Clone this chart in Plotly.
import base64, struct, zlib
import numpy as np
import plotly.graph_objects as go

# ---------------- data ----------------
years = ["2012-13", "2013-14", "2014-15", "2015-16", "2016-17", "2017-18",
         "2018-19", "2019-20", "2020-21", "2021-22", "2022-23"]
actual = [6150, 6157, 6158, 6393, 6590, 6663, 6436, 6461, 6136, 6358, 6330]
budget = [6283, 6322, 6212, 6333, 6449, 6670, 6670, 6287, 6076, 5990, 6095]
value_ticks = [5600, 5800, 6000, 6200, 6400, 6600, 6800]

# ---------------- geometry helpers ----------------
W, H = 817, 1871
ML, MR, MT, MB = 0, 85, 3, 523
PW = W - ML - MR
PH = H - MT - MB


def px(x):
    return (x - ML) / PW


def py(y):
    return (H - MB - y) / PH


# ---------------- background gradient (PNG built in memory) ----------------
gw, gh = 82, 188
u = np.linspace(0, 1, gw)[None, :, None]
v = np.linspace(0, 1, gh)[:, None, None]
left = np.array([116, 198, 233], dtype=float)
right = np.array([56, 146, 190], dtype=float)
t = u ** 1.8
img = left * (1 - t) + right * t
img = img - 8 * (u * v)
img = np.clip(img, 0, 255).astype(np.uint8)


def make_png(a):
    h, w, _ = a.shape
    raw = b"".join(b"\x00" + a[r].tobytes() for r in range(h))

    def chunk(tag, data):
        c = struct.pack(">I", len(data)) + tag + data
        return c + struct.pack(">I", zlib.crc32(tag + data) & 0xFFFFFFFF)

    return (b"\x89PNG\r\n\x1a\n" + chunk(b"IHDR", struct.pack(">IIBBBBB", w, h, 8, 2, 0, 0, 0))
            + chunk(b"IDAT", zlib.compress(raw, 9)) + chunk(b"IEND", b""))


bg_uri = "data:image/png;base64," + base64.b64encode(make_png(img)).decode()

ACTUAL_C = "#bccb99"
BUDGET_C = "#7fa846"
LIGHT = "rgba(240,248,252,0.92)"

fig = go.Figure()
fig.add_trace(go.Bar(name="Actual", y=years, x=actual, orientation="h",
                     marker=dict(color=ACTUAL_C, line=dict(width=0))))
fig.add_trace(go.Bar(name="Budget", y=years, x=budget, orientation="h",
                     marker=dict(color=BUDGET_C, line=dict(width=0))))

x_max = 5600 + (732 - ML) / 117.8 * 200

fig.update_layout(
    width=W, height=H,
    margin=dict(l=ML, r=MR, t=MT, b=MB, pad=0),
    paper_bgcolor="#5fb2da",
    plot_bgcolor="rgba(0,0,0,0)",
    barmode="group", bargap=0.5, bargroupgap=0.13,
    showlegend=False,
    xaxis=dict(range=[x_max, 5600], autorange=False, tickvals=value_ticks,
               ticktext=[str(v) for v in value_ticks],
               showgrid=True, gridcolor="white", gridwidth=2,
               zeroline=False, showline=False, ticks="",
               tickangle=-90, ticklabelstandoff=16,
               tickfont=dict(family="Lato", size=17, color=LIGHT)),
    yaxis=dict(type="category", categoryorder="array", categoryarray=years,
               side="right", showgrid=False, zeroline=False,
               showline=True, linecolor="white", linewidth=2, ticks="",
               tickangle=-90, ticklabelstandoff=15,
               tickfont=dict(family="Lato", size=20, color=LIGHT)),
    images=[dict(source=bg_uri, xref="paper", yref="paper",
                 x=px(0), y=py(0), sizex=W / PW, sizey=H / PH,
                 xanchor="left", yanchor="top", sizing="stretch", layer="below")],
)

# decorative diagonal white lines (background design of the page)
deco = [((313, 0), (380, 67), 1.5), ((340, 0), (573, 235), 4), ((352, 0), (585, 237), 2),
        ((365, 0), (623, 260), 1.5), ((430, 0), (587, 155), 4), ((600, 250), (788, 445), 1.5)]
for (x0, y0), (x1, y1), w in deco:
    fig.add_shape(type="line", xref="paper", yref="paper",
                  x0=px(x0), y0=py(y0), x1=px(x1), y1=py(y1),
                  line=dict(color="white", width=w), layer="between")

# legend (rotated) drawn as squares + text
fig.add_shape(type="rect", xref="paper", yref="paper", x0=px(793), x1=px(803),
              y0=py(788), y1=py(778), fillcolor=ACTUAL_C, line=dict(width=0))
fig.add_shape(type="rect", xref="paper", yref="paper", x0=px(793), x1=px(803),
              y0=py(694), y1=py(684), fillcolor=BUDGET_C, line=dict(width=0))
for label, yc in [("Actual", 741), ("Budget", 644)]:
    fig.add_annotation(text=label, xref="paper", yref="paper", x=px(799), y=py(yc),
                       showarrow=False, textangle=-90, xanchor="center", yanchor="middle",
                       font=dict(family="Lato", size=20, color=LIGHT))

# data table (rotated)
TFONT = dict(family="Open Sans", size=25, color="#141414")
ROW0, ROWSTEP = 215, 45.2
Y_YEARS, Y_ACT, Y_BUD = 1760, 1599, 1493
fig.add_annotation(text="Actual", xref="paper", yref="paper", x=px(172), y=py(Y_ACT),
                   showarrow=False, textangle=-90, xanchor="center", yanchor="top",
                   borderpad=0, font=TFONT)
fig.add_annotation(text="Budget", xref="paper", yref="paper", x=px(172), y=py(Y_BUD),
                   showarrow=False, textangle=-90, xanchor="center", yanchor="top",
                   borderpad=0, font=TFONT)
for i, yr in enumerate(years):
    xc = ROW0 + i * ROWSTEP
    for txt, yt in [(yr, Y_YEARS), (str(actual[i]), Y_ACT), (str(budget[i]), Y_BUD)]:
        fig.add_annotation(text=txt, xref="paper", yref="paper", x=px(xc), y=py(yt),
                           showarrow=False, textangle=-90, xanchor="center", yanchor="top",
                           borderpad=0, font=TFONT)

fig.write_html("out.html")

* * *

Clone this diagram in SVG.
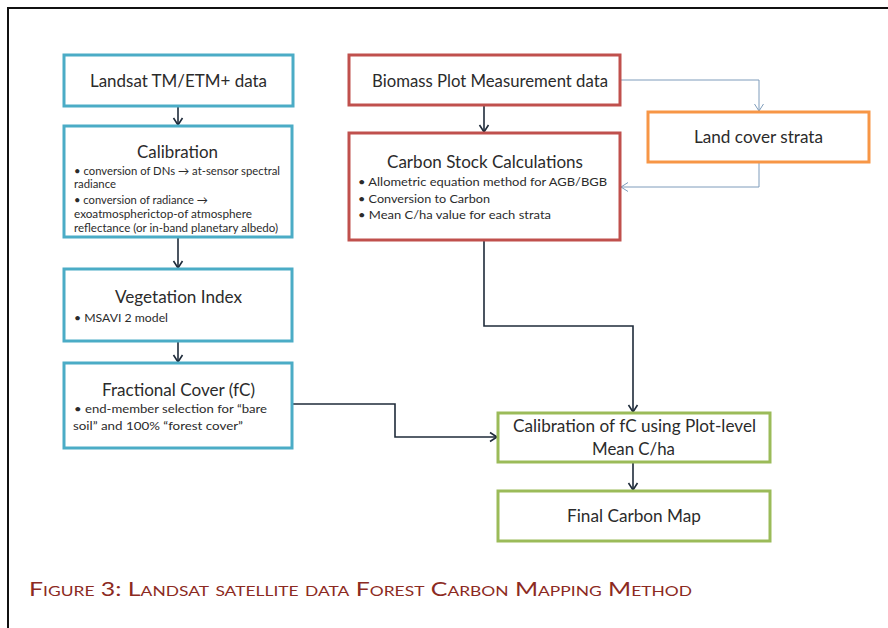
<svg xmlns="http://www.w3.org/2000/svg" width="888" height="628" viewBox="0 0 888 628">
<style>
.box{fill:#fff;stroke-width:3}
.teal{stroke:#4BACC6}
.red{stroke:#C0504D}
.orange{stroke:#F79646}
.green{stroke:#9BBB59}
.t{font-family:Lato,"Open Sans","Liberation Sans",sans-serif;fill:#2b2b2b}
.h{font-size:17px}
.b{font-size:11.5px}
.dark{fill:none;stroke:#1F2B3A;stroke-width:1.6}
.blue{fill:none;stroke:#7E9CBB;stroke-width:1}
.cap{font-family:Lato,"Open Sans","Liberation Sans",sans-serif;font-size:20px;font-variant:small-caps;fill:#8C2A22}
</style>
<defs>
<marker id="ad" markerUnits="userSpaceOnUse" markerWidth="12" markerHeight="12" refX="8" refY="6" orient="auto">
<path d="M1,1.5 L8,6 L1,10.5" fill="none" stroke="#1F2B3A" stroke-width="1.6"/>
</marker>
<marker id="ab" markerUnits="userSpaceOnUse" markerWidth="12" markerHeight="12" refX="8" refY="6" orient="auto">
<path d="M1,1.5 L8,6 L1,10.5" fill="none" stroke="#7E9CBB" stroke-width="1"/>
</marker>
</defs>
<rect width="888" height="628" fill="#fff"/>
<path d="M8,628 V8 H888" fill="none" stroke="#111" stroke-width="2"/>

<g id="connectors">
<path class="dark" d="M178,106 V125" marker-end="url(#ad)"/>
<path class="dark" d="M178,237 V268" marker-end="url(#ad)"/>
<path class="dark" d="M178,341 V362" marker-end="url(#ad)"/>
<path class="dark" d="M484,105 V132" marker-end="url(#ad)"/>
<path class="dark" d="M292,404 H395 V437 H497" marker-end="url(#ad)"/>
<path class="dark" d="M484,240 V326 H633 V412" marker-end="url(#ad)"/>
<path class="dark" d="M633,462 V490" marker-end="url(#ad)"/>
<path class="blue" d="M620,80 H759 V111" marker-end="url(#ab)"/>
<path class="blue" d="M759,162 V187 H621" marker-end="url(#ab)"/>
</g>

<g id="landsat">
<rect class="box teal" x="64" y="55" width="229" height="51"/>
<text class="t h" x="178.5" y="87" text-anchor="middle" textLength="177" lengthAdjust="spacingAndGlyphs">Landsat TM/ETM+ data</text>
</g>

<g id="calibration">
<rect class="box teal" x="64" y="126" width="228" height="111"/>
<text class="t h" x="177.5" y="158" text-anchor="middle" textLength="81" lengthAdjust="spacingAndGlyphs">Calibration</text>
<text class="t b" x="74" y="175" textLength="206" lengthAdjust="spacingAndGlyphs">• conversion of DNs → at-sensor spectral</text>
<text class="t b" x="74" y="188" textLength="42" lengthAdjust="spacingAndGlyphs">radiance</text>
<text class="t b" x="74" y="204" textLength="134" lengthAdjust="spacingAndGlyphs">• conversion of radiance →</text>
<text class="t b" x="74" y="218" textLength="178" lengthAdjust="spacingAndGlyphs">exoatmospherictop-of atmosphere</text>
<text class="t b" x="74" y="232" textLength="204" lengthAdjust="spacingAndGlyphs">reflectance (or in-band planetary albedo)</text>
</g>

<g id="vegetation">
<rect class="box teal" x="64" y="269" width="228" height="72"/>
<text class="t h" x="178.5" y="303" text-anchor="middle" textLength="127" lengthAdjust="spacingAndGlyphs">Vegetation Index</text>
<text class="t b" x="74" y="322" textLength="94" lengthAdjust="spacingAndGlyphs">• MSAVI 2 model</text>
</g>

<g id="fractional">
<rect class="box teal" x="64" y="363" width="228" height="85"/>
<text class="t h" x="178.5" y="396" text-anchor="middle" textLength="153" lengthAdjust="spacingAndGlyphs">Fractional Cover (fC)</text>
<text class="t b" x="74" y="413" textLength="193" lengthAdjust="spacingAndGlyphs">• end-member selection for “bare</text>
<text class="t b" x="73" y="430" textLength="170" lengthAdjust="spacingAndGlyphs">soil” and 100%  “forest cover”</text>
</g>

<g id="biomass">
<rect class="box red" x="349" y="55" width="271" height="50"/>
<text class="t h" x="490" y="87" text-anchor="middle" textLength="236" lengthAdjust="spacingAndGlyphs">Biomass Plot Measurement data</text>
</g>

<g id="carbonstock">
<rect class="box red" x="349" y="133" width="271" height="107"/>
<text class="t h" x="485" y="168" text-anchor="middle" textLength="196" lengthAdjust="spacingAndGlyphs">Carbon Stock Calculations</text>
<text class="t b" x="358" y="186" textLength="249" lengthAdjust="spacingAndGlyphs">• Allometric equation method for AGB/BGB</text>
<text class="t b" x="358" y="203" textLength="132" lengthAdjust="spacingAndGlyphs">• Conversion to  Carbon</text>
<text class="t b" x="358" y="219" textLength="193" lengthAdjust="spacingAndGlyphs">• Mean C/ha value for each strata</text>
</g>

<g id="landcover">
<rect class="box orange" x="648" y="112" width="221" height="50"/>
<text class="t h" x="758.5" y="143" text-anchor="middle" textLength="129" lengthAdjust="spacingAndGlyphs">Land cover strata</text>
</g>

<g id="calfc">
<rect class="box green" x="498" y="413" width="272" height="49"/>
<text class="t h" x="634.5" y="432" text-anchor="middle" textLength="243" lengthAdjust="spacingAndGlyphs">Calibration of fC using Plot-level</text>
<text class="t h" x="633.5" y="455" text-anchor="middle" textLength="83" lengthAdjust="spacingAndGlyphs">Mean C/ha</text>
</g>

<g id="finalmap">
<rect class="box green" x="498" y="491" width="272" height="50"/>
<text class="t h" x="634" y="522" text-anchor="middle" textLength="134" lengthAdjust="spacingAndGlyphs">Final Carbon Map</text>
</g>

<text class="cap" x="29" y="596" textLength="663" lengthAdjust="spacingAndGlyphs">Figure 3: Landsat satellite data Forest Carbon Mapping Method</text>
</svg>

Description of the task:
Find every line in the records above that holds the word "this", and copy each one.

The output:
Clone this chart in Plotly.
Clone this diagram in SVG.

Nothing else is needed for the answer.